- _Short exercise_
Starting at the first line of the data, please print exactly those lines through the one that holds "import matplotlib.pyplot as plt", omitting every picture.

- _Exercise material_
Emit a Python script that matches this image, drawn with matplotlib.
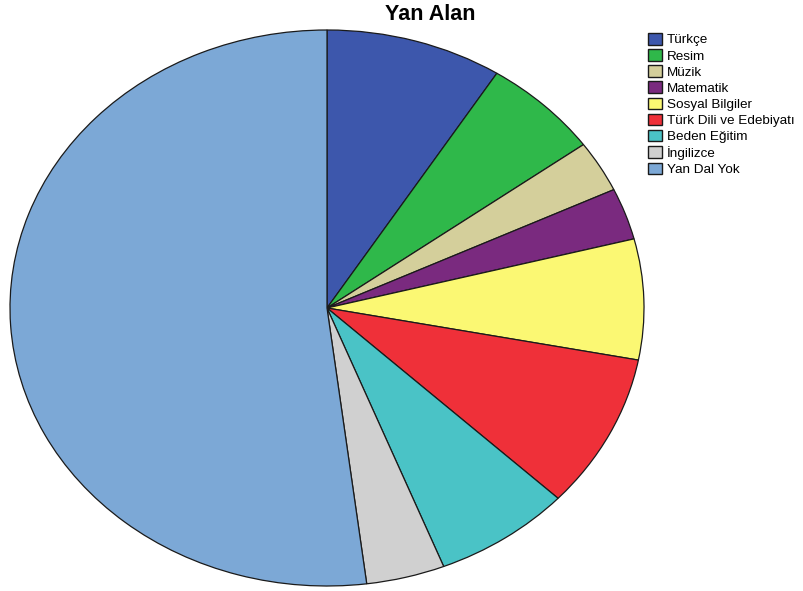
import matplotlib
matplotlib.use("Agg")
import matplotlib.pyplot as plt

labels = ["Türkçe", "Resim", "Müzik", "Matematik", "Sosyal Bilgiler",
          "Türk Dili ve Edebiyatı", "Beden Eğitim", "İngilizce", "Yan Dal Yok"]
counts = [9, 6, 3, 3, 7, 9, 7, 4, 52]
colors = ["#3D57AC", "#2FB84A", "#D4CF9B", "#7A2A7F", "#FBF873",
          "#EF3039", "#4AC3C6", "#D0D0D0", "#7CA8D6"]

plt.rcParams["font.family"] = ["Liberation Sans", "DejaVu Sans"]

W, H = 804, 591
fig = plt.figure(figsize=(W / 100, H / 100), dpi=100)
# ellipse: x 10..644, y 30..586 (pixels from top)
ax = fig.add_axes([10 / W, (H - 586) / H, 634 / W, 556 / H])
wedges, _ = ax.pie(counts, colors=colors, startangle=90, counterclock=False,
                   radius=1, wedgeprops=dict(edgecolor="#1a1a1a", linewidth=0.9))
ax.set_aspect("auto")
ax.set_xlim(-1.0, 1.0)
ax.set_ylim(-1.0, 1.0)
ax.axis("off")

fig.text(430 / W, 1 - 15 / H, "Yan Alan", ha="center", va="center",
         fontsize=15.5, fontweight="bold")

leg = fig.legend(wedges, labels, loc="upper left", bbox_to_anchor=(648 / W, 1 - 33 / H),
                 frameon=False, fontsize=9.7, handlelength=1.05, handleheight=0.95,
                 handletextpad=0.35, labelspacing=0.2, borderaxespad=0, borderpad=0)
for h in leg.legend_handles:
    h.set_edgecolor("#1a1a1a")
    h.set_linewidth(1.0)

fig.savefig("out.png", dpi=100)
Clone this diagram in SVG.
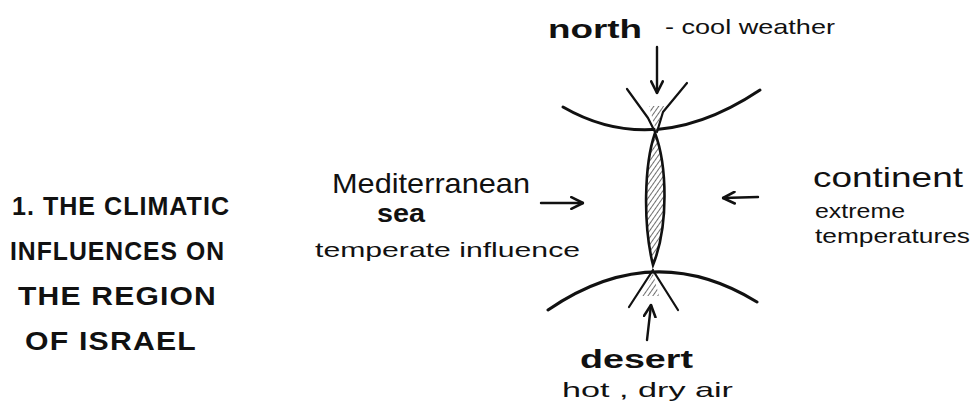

- _Task answer_
Emit a Python script that matches this image, drawn with matplotlib.
import matplotlib
matplotlib.use("Agg")
import matplotlib.pyplot as plt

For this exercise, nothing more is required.